When Content Disappears So Does the Value
After a bit of back and forth with Spotify customer service (who nobly tried to say what they clearly were not allowed to say) it became obvious that Spotify no longer had the rights to stream one of my favorite bands. It literary happened overnight; One day I had the music, the next day it was gone. Customer service tried to make it right by offering me a free month of premium service, for which I give them credit. Still, it’s not the same as having a great band’s music at your beck and call.

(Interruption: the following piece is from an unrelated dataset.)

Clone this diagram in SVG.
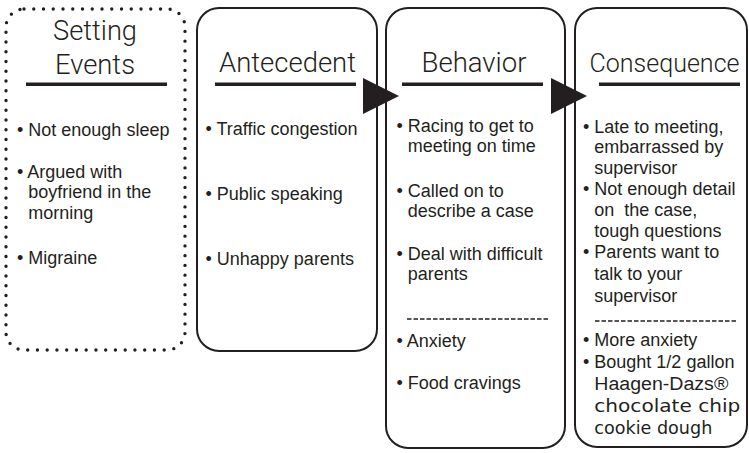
<svg xmlns="http://www.w3.org/2000/svg" width="749" height="453" viewBox="0 0 749 453">
<style>
.box{fill:none;stroke:#231f20;stroke-width:2}
.dots{fill:none;stroke:#231f20;stroke-width:3.4;stroke-linecap:round;stroke-dasharray:0 9.75}
.hd{font-family:Roboto,"Liberation Sans",sans-serif;font-weight:300;font-size:27px;fill:#231f20;text-anchor:middle}
.ul{fill:#231f20}
.t{font-family:"Liberation Sans",Arial,sans-serif;font-size:18px;fill:#231f20}
.v{font-family:"DejaVu Sans",Verdana,sans-serif;font-size:18px;fill:#231f20}
.dash{stroke:#231f20;stroke-width:1.3;stroke-dasharray:4.5 2}
.arrow{fill:#231f20}
</style>
<g id="setting-events">
<rect class="dots" x="6" y="9" width="179" height="341" rx="18"/>
<text class="hd" x="95" y="40" textLength="84" lengthAdjust="spacingAndGlyphs">Setting</text>
<text class="hd" x="95" y="74" textLength="80" lengthAdjust="spacingAndGlyphs">Events</text>
<rect class="ul" x="26" y="82.5" width="141" height="3.5"/>
<text class="t" x="17" y="136">• Not enough sleep</text>
<text class="t" x="17" y="178">• Argued with</text>
<text class="t" x="28.3" y="198">boyfriend in the</text>
<text class="t" x="28.3" y="219">morning</text>
<text class="t" x="17" y="264">• Migraine</text>
</g>
<g id="antecedent">
<rect class="box" x="197" y="8" width="180" height="343" rx="22"/>
<text class="hd" x="287.5" y="72" textLength="137" lengthAdjust="spacingAndGlyphs">Antecedent</text>
<rect class="ul" x="215" y="82.5" width="141" height="3.5"/>
<text class="t" x="205.5" y="135">• Traffic congestion</text>
<text class="t" x="205.5" y="200">• Public speaking</text>
<text class="t" x="205.5" y="265">• Unhappy parents</text>
</g>
<g id="behavior">
<rect class="box" x="386" y="8" width="179" height="440" rx="22"/>
<text class="hd" x="474" y="72" textLength="105" lengthAdjust="spacingAndGlyphs">Behavior</text>
<rect class="ul" x="402" y="82.5" width="141" height="3.5"/>
<text class="t" x="396.5" y="132">• Racing to get to</text>
<text class="t" x="407.8" y="152">meeting on time</text>
<text class="t" x="396.5" y="197">• Called on to</text>
<text class="t" x="407.8" y="217">describe a case</text>
<text class="t" x="396.5" y="260">• Deal with difficult</text>
<text class="t" x="407.8" y="280">parents</text>
<line class="dash" x1="407" y1="319" x2="549" y2="319"/>
<text class="t" x="396.5" y="347">• Anxiety</text>
<text class="t" x="396.5" y="389">• Food cravings</text>
</g>
<g id="consequence">
<rect class="box" x="575" y="8" width="172" height="439" rx="22"/>
<text class="hd" x="664.5" y="72" style="font-size:25.5px" textLength="150" lengthAdjust="spacingAndGlyphs">Consequence</text>
<rect class="ul" x="599" y="82.5" width="141" height="3.5"/>
<text class="t" x="583" y="133">• Late to meeting,</text>
<text class="t" x="594.3" y="153">embarrassed by</text>
<text class="t" x="594.3" y="174">supervisor</text>
<text class="t" x="583" y="195">• Not enough detail</text>
<text class="t" x="594.3" y="216" style="white-space:pre">on  the case,</text>
<text class="t" x="594.3" y="237">tough questions</text>
<text class="t" x="583" y="258">• Parents want to</text>
<text class="t" x="594.3" y="280">talk to your</text>
<text class="t" x="594.3" y="302">supervisor</text>
<line class="dash" x1="595" y1="321" x2="737" y2="321"/>
<text class="t" x="583" y="346">• More anxiety</text>
<text class="t" x="583" y="368">• Bought 1/2 gallon</text>
<text class="t" x="594.3" y="390" textLength="134" lengthAdjust="spacingAndGlyphs">Haagen-Dazs®</text>
<text class="v" x="594.3" y="412" textLength="146" lengthAdjust="spacingAndGlyphs">chocolate chip</text>
<text class="v" x="594.3" y="434" textLength="118" lengthAdjust="spacingAndGlyphs">cookie dough</text>
</g>
<g id="connectors">
<polygon class="arrow" points="363,78 399,96 363,114"/>
<polygon class="arrow" points="551,78 587,96 551,114"/>
</g>
</svg>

This experience highlights the real problem – the existential danger perhaps – with streaming content services. Companies such as Spotify, Netflix, Hulu, and Apple are a delivery system and do not control the content they sell. Whole segments of the market for content will be lost to these companies because they lack content important to those segments. Hulu, Amazon, and Netflix are developing their own content but there’s not enough of it and never will be enough of it to satisfy a broad customer base. They will always be beholden to content publishers.

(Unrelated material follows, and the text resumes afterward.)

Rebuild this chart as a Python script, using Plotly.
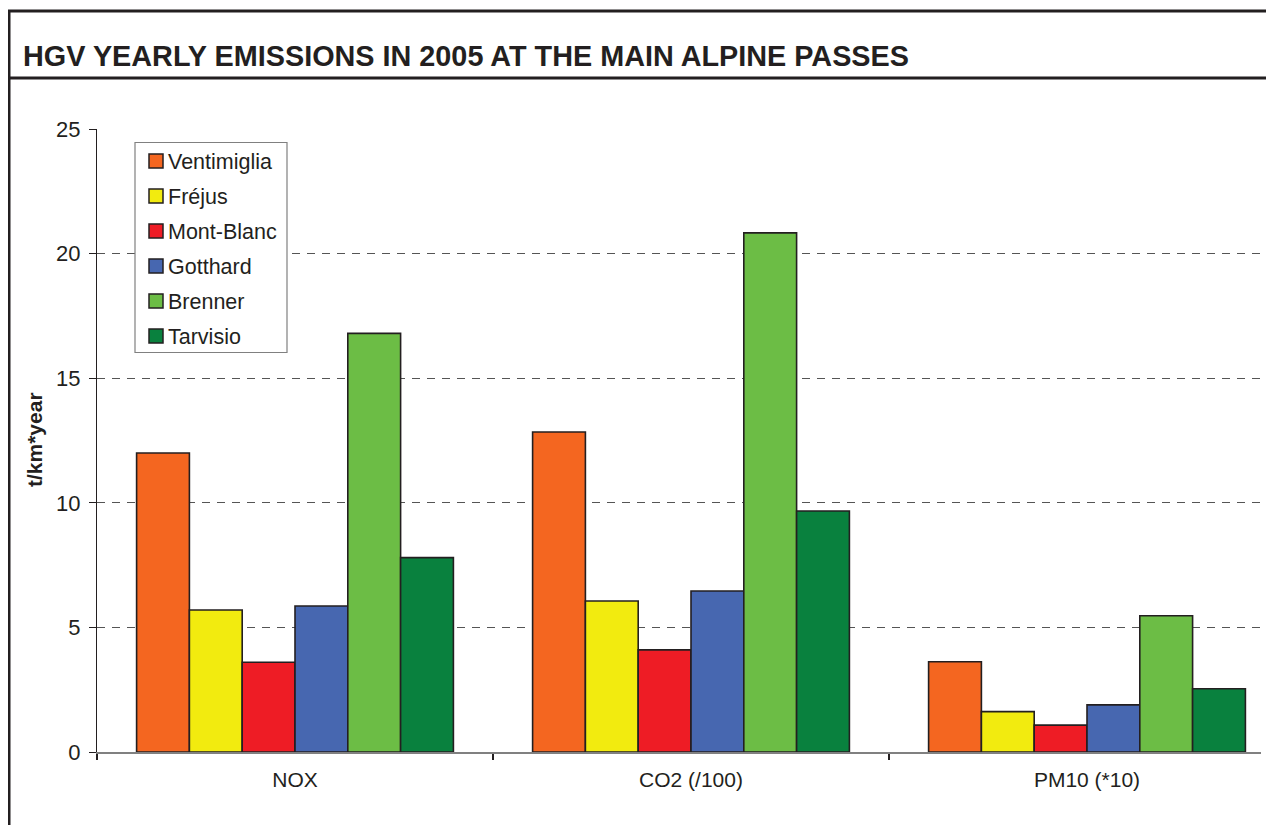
import plotly.graph_objects as go

categories = ["NOX", "CO2 (/100)", "PM10 (*10)"]
passes = ["Ventimiglia", "Fréjus", "Mont-Blanc", "Gotthard", "Brenner", "Tarvisio"]
ventimiglia = [12.0, 12.84, 3.62]
frejus = [5.7, 6.06, 1.62]
mont_blanc = [3.6, 4.1, 1.08]
gotthard = [5.86, 6.46, 1.89]
brenner = [16.8, 20.83, 5.47]
tarvisio = [7.8, 9.67, 2.54]
series = [ventimiglia, frejus, mont_blanc, gotthard, brenner, tarvisio]
colors = ["#F46620", "#F2EB0F", "#EE1C25", "#4767B0", "#6CBD45", "#09813E"]
y_ticks = [0, 5, 10, 15, 20, 25]

# page coordinates (the page body has an 8px margin)
OFF = 8
W, H = 1274 - OFF, 825 - OFF
L, R, T, B = 97, 1261, 129, 752
pw, ph = R - L, B - T

def px(x):
    return (x - L) / pw

def py(y):
    return (B - y) / ph

dark = "#231F20"
font_family = "Liberation Sans, Arial, sans-serif"

fig = go.Figure()
for name, vals, col in zip(passes, series, colors):
    fig.add_trace(go.Bar(
        x=categories, y=vals, name=name,
        marker=dict(color=col, line=dict(color=dark, width=1.6)),
    ))

shapes = [
    dict(type="line", xref="paper", yref="paper", x0=px(8), x1=px(1290), y0=py(11), y1=py(11),
         line=dict(color=dark, width=3)),
    dict(type="line", xref="paper", yref="paper", x0=px(8), x1=px(1290), y0=py(78), y1=py(78),
         line=dict(color=dark, width=3)),
    dict(type="line", xref="paper", yref="paper", x0=px(9), x1=px(9), y0=py(10), y1=py(840),
         line=dict(color=dark, width=3)),
    # legend box
    dict(type="rect", xref="paper", yref="paper", x0=px(135), x1=px(287), y0=py(142.5), y1=py(352.5),
         line=dict(color="#808080", width=1.2), fillcolor="white", layer="above"),
]
annotations = [
    dict(text="<b>HGV YEARLY EMISSIONS IN 2005 AT THE MAIN ALPINE PASSES</b>",
         xref="paper", yref="paper", x=px(21), y=py(56), xanchor="left", yanchor="middle",
         showarrow=False, font=dict(size=28.8, color=dark)),
    dict(text="<b>t/km*year</b>", textangle=-90,
         xref="paper", yref="paper", x=px(35), y=py(440), xanchor="center", yanchor="middle",
         showarrow=False, font=dict(size=21, color=dark)),
]
for i, (name, col) in enumerate(zip(passes, colors)):
    cy = 161 + 35 * i
    shapes.append(dict(type="rect", xref="paper", yref="paper",
                       x0=px(149), x1=px(163), y0=py(cy - 7), y1=py(cy + 7),
                       fillcolor=col, line=dict(color=dark, width=1.5), layer="above"))
    annotations.append(dict(text=name, xref="paper", yref="paper", x=px(166), y=py(cy + 1),
                            xanchor="left", yanchor="middle", showarrow=False,
                            font=dict(size=21.5, color=dark)))

fig.update_layout(
    width=W, height=H,
    margin=dict(l=L - OFF, r=W - (R - OFF), t=T - OFF, b=H - (B - OFF)),
    paper_bgcolor="white", plot_bgcolor="white",
    barmode="group", bargap=0.2, bargroupgap=0,
    font=dict(family=font_family, color=dark),
    showlegend=False,
    xaxis=dict(
        range=[-0.5, -0.5 + pw / 396], showline=True, linecolor="#808080", linewidth=1.5,
        ticks="outside", tickson="boundaries", ticklen=6, tickcolor=dark, tickwidth=1.5,
        tickfont=dict(size=21, color=dark), ticklabelstandoff=8,
        showgrid=False, zeroline=False,
    ),
    yaxis=dict(
        range=[0, 25], tickvals=y_ticks, showline=True, linecolor=dark, linewidth=1.2,
        ticks="outside", ticklen=7, tickcolor=dark, tickwidth=1.2,
        tickfont=dict(size=22, color=dark), ticklabelstandoff=4,
        showgrid=True, gridcolor="#555555", griddash="8px,7px", gridwidth=1.2, zeroline=False,
    ),
    shapes=shapes,
    annotations=annotations,
)

fig.write_html("out.html")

My recent experience with Amazon Prime is another example of how unstable content delivery is unstable. Amazon was giving away a free month of Amazon Prime and since I had holiday gifts to ship, and it cost nothing, I thought it was worthwhile. They gave me access to their streaming content offerings with the membership. So far it has been underwhelming, Simply put, there is not enough of what I want to watch to make it worth my while. As the late Dom DeLuise said in “The History Of the World Part I” (which is not on Amazon Prime by the way) it’s “Nice. Not thrilling but nice.” Certainly not enough value for $100 a year. They had some great original content such as “Transparent” but not nearly enough to make up for not having any Star Wars movies. A couple of shows they can control doesn’t compensate for all the ones they don’t have but need.
I’ve come to view this as the Achilles Heal of streaming services. Desirable content will come and go and with it the value placed on the service. It’s not a matter of quantity – there’s a lot of content on all of these services but much of it is terrible. Instead, it’s about having content a customer wants – now and forever. So, either these services have to license incredible amounts of content, probably more than is practical, or they will experience more customer churn than is healthy. Specialization is not the answer either since cord cutters do not want to pay for many different services that mostly overlap just to get a full content experience.
Ultimately, scale through aggregation may be the only way to create a stable service. Someone has to get so big that they can afford to have all the content and publishers have no choice but to license it to them. Otherwise, constant changes in available content will irritate consumers to the point that they abandon these services.